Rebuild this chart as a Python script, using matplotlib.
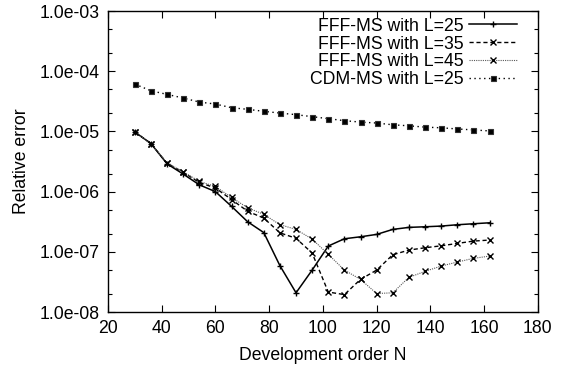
import matplotlib
matplotlib.use("Agg")
import matplotlib.pyplot as plt
from matplotlib.ticker import LogLocator, FuncFormatter, MultipleLocator, NullFormatter

plt.rcParams['font.family'] = ['Liberation Sans', 'DejaVu Sans']
FS = 12.7

# development order N
order = [30, 36, 42, 48, 54, 60, 66, 72, 78, 84, 90, 96, 102, 108, 114, 120,
         126, 132, 138, 144, 150, 156, 162]

# relative errors
fff_l25 = [9.8e-6, 6.3e-6, 2.9e-6, 1.96e-6, 1.3e-6, 1.0e-6, 5.7e-7, 3.16e-7,
           2.09e-7, 5.9e-8, 2.09e-8, 4.98e-8, 1.25e-7, 1.65e-7, 1.78e-7, 1.95e-7,
           2.36e-7, 2.55e-7, 2.61e-7, 2.68e-7, 2.82e-7, 2.93e-7, 3.04e-7]
fff_l35 = [9.8e-6, 6.3e-6, 2.95e-6, 2.1e-6, 1.42e-6, 1.15e-6, 7.4e-7, 4.72e-7,
           3.64e-7, 2.07e-7, 1.68e-7, 9.55e-8, 2.15e-8, 1.95e-8, 3.49e-8, 4.98e-8,
           8.95e-8, 1.07e-7, 1.17e-7, 1.26e-7, 1.38e-7, 1.51e-7, 1.57e-7]
fff_l45 = [9.8e-6, 6.3e-6, 3.0e-6, 2.14e-6, 1.48e-6, 1.22e-6, 8.0e-7, 5.4e-7,
           4.2e-7, 2.83e-7, 2.36e-7, 1.63e-7, 9.1e-8, 4.98e-8, 3.49e-8, 2.03e-8,
           2.09e-8, 3.77e-8, 4.74e-8, 5.81e-8, 6.77e-8, 7.8e-8, 8.5e-8]
cdm_l25 = [6.12e-5, 4.74e-5, 4.13e-5, 3.59e-5, 3.08e-5, 2.85e-5, 2.48e-5, 2.33e-5,
           2.16e-5, 2.02e-5, 1.9e-5, 1.76e-5, 1.63e-5, 1.51e-5, 1.43e-5, 1.38e-5,
           1.29e-5, 1.24e-5, 1.18e-5, 1.15e-5, 1.1e-5, 1.06e-5, 1.02e-5]

fig = plt.figure(figsize=(5.71, 3.68), dpi=100)
ax = fig.add_axes([0.189, 0.152, 0.753, 0.818])

ax.plot(order, fff_l25, color="black", lw=1.1, marker="+", ms=5, mew=1.0,
        label="FFF-MS with L=25")
ax.plot(order, fff_l35, color="black", lw=1.0, ls=(0, (3, 2)), marker="x", ms=4.5,
        mew=1.0, label="FFF-MS with L=35")
ax.plot(order, fff_l45, color="0.35", lw=0.8, ls=(0, (1, 1)), marker="x", ms=4.5,
        mew=1.0, mec="black", label="FFF-MS with L=45")
ax.plot(order, cdm_l25, color="black", lw=1.0, ls=(0, (1, 2.5)), marker="s",
        ms=3.6, mew=0.8, mec="0.2", mfc="black", label="CDM-MS with L=25")

ax.set_yscale("log")
ax.set_xlim(20, 180)
ax.set_ylim(1e-8, 1e-3)
ax.xaxis.set_major_locator(MultipleLocator(20))
ax.yaxis.set_major_locator(LogLocator(base=10, numticks=10))
ax.yaxis.set_minor_locator(LogLocator(base=10, subs=(2, 5), numticks=10))
ax.yaxis.set_minor_formatter(NullFormatter())
ax.yaxis.set_major_formatter(FuncFormatter(lambda v, p: "%.1e" % v))

ax.tick_params(which="both", direction="in", top=True, right=True,
               labelsize=FS, width=0.8)
ax.tick_params(which="major", length=5, pad=6)
ax.tick_params(which="minor", length=3)
for s in ax.spines.values():
    s.set_linewidth(1.0)

ax.set_xlabel("Development order N", fontsize=FS, labelpad=7)
ax.set_ylabel("Relative error", fontsize=FS, labelpad=7)

ax.legend(loc="upper right", bbox_to_anchor=(0.951, 0.978), frameon=False,
          markerfirst=False, fontsize=FS, handlelength=2.7, handletextpad=0.34,
          borderpad=0, borderaxespad=0, labelspacing=0.05)

fig.savefig("out.png", dpi=100)
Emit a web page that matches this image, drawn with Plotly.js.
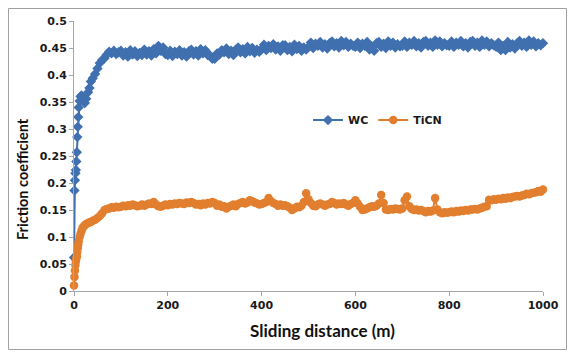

——————————

Directions for this task: Transcribe the full listing above exactly as it stands, minus the pictures.

Complete output:
Rebuild this chart as a Python script, using matplotlib.
import matplotlib
matplotlib.use("Agg")
import matplotlib.pyplot as plt
from matplotlib.ticker import LogLocator, FuncFormatter, MultipleLocator, NullFormatter

plt.rcParams['font.family'] = ['Liberation Sans', 'DejaVu Sans']
FS = 12.7

# development order N
order = [30, 36, 42, 48, 54, 60, 66, 72, 78, 84, 90, 96, 102, 108, 114, 120,
         126, 132, 138, 144, 150, 156, 162]

# relative errors
fff_l25 = [9.8e-6, 6.3e-6, 2.9e-6, 1.96e-6, 1.3e-6, 1.0e-6, 5.7e-7, 3.16e-7,
           2.09e-7, 5.9e-8, 2.09e-8, 4.98e-8, 1.25e-7, 1.65e-7, 1.78e-7, 1.95e-7,
           2.36e-7, 2.55e-7, 2.61e-7, 2.68e-7, 2.82e-7, 2.93e-7, 3.04e-7]
fff_l35 = [9.8e-6, 6.3e-6, 2.95e-6, 2.1e-6, 1.42e-6, 1.15e-6, 7.4e-7, 4.72e-7,
           3.64e-7, 2.07e-7, 1.68e-7, 9.55e-8, 2.15e-8, 1.95e-8, 3.49e-8, 4.98e-8,
           8.95e-8, 1.07e-7, 1.17e-7, 1.26e-7, 1.38e-7, 1.51e-7, 1.57e-7]
fff_l45 = [9.8e-6, 6.3e-6, 3.0e-6, 2.14e-6, 1.48e-6, 1.22e-6, 8.0e-7, 5.4e-7,
           4.2e-7, 2.83e-7, 2.36e-7, 1.63e-7, 9.1e-8, 4.98e-8, 3.49e-8, 2.03e-8,
           2.09e-8, 3.77e-8, 4.74e-8, 5.81e-8, 6.77e-8, 7.8e-8, 8.5e-8]
cdm_l25 = [6.12e-5, 4.74e-5, 4.13e-5, 3.59e-5, 3.08e-5, 2.85e-5, 2.48e-5, 2.33e-5,
           2.16e-5, 2.02e-5, 1.9e-5, 1.76e-5, 1.63e-5, 1.51e-5, 1.43e-5, 1.38e-5,
           1.29e-5, 1.24e-5, 1.18e-5, 1.15e-5, 1.1e-5, 1.06e-5, 1.02e-5]

fig = plt.figure(figsize=(5.71, 3.68), dpi=100)
ax = fig.add_axes([0.189, 0.152, 0.753, 0.818])

ax.plot(order, fff_l25, color="black", lw=1.1, marker="+", ms=5, mew=1.0,
        label="FFF-MS with L=25")
ax.plot(order, fff_l35, color="black", lw=1.0, ls=(0, (3, 2)), marker="x", ms=4.5,
        mew=1.0, label="FFF-MS with L=35")
ax.plot(order, fff_l45, color="0.35", lw=0.8, ls=(0, (1, 1)), marker="x", ms=4.5,
        mew=1.0, mec="black", label="FFF-MS with L=45")
ax.plot(order, cdm_l25, color="black", lw=1.0, ls=(0, (1, 2.5)), marker="s",
        ms=3.6, mew=0.8, mec="0.2", mfc="black", label="CDM-MS with L=25")

ax.set_yscale("log")
ax.set_xlim(20, 180)
ax.set_ylim(1e-8, 1e-3)
ax.xaxis.set_major_locator(MultipleLocator(20))
ax.yaxis.set_major_locator(LogLocator(base=10, numticks=10))
ax.yaxis.set_minor_locator(LogLocator(base=10, subs=(2, 5), numticks=10))
ax.yaxis.set_minor_formatter(NullFormatter())
ax.yaxis.set_major_formatter(FuncFormatter(lambda v, p: "%.1e" % v))

ax.tick_params(which="both", direction="in", top=True, right=True,
               labelsize=FS, width=0.8)
ax.tick_params(which="major", length=5, pad=6)
ax.tick_params(which="minor", length=3)
for s in ax.spines.values():
    s.set_linewidth(1.0)

ax.set_xlabel("Development order N", fontsize=FS, labelpad=7)
ax.set_ylabel("Relative error", fontsize=FS, labelpad=7)

ax.legend(loc="upper right", bbox_to_anchor=(0.951, 0.978), frameon=False,
          markerfirst=False, fontsize=FS, handlelength=2.7, handletextpad=0.34,
          borderpad=0, borderaxespad=0, labelspacing=0.05)

fig.savefig("out.png", dpi=100)
Emit a web page that matches this image, drawn with Plotly.js.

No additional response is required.